We all need to grow up, I know. Me, the moviemakers, the audience. The only person who seems mature enough for the situation is the 6-year old. All he sees is a gorilla with some pirates.
Again, where to start? Who wants to shelter the past? Yeah, humanity has been one big embarrassment to itself since it began. It’s also had a few successes – Beethoven, and Shakespeare, and whoever invented the printing press in China, and the Indian mathematicians and astronomers, and the Muslim leaders of the translation movement. But being embarrassed by history and therefore sticking your head in the sand is just about the most irresponsible thing you can do, whether as a parent or as a plain old human being. 
Leaving aside my eye-rolling over Marche’s use of “an innocent” to describe his six-year-old, his dismissal of racism, colonialism, sexism, oppression, power disparity, war, violence, anger, hatred as “all this nonsense” is in itself an act of oppression and racism. The nonsense is in pretending that we can all smile and sing Kumbaya as if all of history hadn’t happened. It’s a staggeringly white response, as well – Marche identifies himself as such with his admission of “white liberal guilt” – and, I venture, a male response as well. People speaking from positions of privilege can dismiss centuries of oppression of others as “nonsense.” It’s not nonsense for the kids who get shot because of walking down the street while being black; it’s not nonsense for the women who get blamed for being raped; it’s not nonsense for the people being surveilled and suspected simply because they are brown. 

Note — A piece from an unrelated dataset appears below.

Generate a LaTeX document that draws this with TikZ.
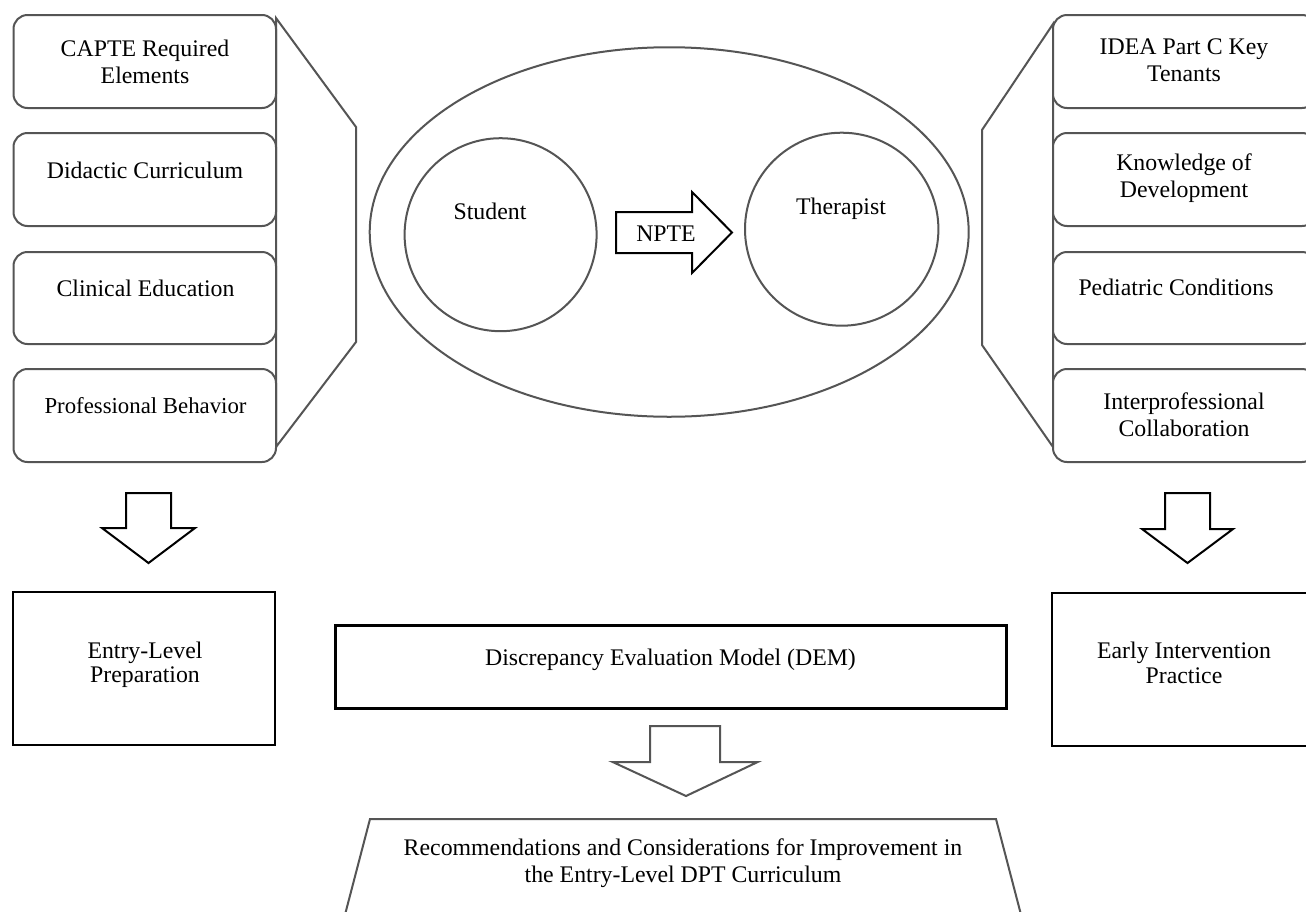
\documentclass[tikz,border=0pt]{standalone}
\usepackage{fontspec}
\setmainfont{Liberation Serif}
\usetikzlibrary{shapes.geometric}
\definecolor{lgray}{RGB}{85,85,85}
\begin{document}
\begin{tikzpicture}[x=1pt,y=-1pt,
  every node/.style={inner sep=0pt, outer sep=0pt},
  txt/.style={font=\fontsize{23.8}{27}\selectfont, align=center},
  txtb/.style={font=\fontsize{23.8}{27}\selectfont, anchor=base},
  gline/.style={draw=lgray, line width=2pt, line join=miter},
  rbox/.style={draw=lgray, line width=2pt, rounded corners=14pt, fill=white, rectangle, minimum width=262.5pt, minimum height=93pt},
  sbox/.style={draw=black, line width=2.2pt, fill=white, rectangle},
  circ/.style={draw=lgray, line width=2pt, ellipse},
  blk/.style={draw=black, line width=2pt, line join=miter, fill=white},
  gblk/.style={draw=lgray, line width=2pt, line join=miter, fill=white}
]
\useasboundingbox (0,0) rectangle (1306,911);
\clip (0,0) rectangle (1306,911);
\fill[white] (0,0) rectangle (1306,911);

% left bracket and boxes
\draw[gline] (276,18) -- (356,127) -- (356,342) -- (276,447) -- cycle;
\node[rbox] (l1) at (144.75,61.5) {};
\node[rbox] (l2) at (144.75,179.5) {};
\node[rbox, minimum height=92pt] (l3) at (144.75,298) {};
\node[rbox] (l4) at (144.75,415.5) {};
\node[txt] (tl1) at (145,61.5) {CAPTE Required\\Elements};
\node[txtb] (tl2) at (145,178) {Didactic Curriculum};
\node[txtb] (tl3) at (145.5,296) {Clinical Education};
\node[txtb, font=\fontsize{22.8}{27}\selectfont] (tl4) at (145.5,413) {Professional Behavior};

% right bracket and boxes
\draw[gline] (1053,24) -- (982,130) -- (982,345) -- (1053,447) -- cycle;
\node[rbox, minimum width=263pt] (r1) at (1184.5,61.5) {};
\node[rbox, minimum width=263pt] (r2) at (1184.5,179.5) {};
\node[rbox, minimum width=263pt, minimum height=92pt] (r3) at (1184.5,298) {};
\node[rbox, minimum width=263pt] (r4) at (1184.5,415.5) {};
\node[txt] (tr1) at (1184,60) {IDEA Part C Key\\Tenants};
\node[txt] (tr2) at (1184,178) {Knowledge of\\Development};
\node[txtb] (tr3) at (1176,295) {Pediatric Conditions};
\node[txt] (tr4) at (1184,415) {Interprofessional\\Collaboration};

% centre ellipse
\node[circ, minimum width=599pt, minimum height=369.5pt] (outer) at (669.2,232) {};
\node[circ, minimum width=192pt, minimum height=193pt] (student) at (500.6,234.7) {};
\node[circ, minimum width=193.4pt, minimum height=193pt] (therapist) at (841.7,229.2) {};
\node[txtb] (tstudent) at (490,219) {Student};
\node[txtb] (ttherapist) at (841,214.5) {Therapist};
\draw[blk] (616,212) -- (692,212) -- (692,192) -- (732,232.5) -- (692,273) -- (692,253) -- (616,253) -- cycle;
\node[txtb] (npte) at (666,241) {NPTE};

% down arrows
\draw[blk] (126,493) -- (171,493) -- (171,528) -- (195,528) -- (148.5,563) -- (102,528) -- (126,528) -- cycle;
\draw[blk] (1165,493) -- (1210,493) -- (1210,529) -- (1233,529) -- (1187.5,563) -- (1142,529) -- (1165,529) -- cycle;

% lower boxes
\node[sbox, minimum width=262pt, minimum height=153pt] (entry) at (144,668.5) {};
\node[txt, font=\fontsize{23.8}{24}\selectfont] (tentry) at (145,664.5) {Entry-Level\\Preparation};
\node[sbox, minimum width=264pt, minimum height=153pt] (early) at (1184,669.5) {};
\node[txt, font=\fontsize{23.8}{25}\selectfont] (tearly) at (1184,662.5) {Early Intervention\\Practice};
\node[sbox, line width=3pt, minimum width=671pt, minimum height=83pt] (dem) at (670.5,666.5) {};
\node[txtb] (tdem) at (670.5,665) {Discrepancy Evaluation Model (DEM)};

% bottom arrow and trapezoid
\draw[gblk] (650,726) -- (720,726) -- (720,762) -- (757.7,762) -- (686,796) -- (612.7,762) -- (650,762) -- cycle;
\draw[gline] (341,930) -- (370,819) -- (996,819) -- (1025,930);
\node[txt] (trec) at (683,863) {Recommendations and Considerations for Improvement in\\the Entry-Level DPT Curriculum};
\end{tikzpicture}
\end{document}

Taking the kid’s seeing the pirates and gorilla as a sign of “maturity” is a false move, as well, and a dangerous one that smacks of the deeply flawed idea that we all just need to grow up and get over this race business. Perhaps Marche is one of these people who doesn’t “see” race. I wouldn’t be surprised; he seems committed to willful obliviousness. What the kid is seeing is the 20th century relics of centuries of colonialism and racism. Pretending he isn’t seeing that is a lie. Pretending you don’t need to address it is also a lie. Marche says that Asterix is too much a part of his own childhood for him to not pass it on to his son (because, of course, your kid’s childhood is really all about you, and your nostalgia). He’s also passing on willful oblivion.
One of the mottos of the producers of Mister Rogers’ Neighborhood – modeled after  Margaret McFarland’s saying – is that attitudes are caught, not taught. If you’ve been modeling nonracist behavior and attitudes around your kid, she will catch them. She doesn’t need to know the date of the first slave ship’s arrival in the new world, or a lesson/sermon on racism; she will have already acquired sensitivity and antiracist ideas from you. She’ll continue to acquire those ideas – children aren’t dumb, they just haven’t had as much education and experience as adults – and she will figure out that the gorilla is a black man. If you’ve done your job right – outside of book-reading time – she will be appalled by the realization. And she’ll know – because, if you’ve done your job right, she’ll have a sense of history – that this is one way white people used to think about black people, that it’s wrong, that people are working now to make sure no one treats anyone like that ever again. 
But to pretend you don’t know, to hedge, to lie, to “shield” your child from reality – that perpetuates privilege and ignorance in the worst possible way. No black child gets to be shielded from racism; why should Marche’s white son be any different?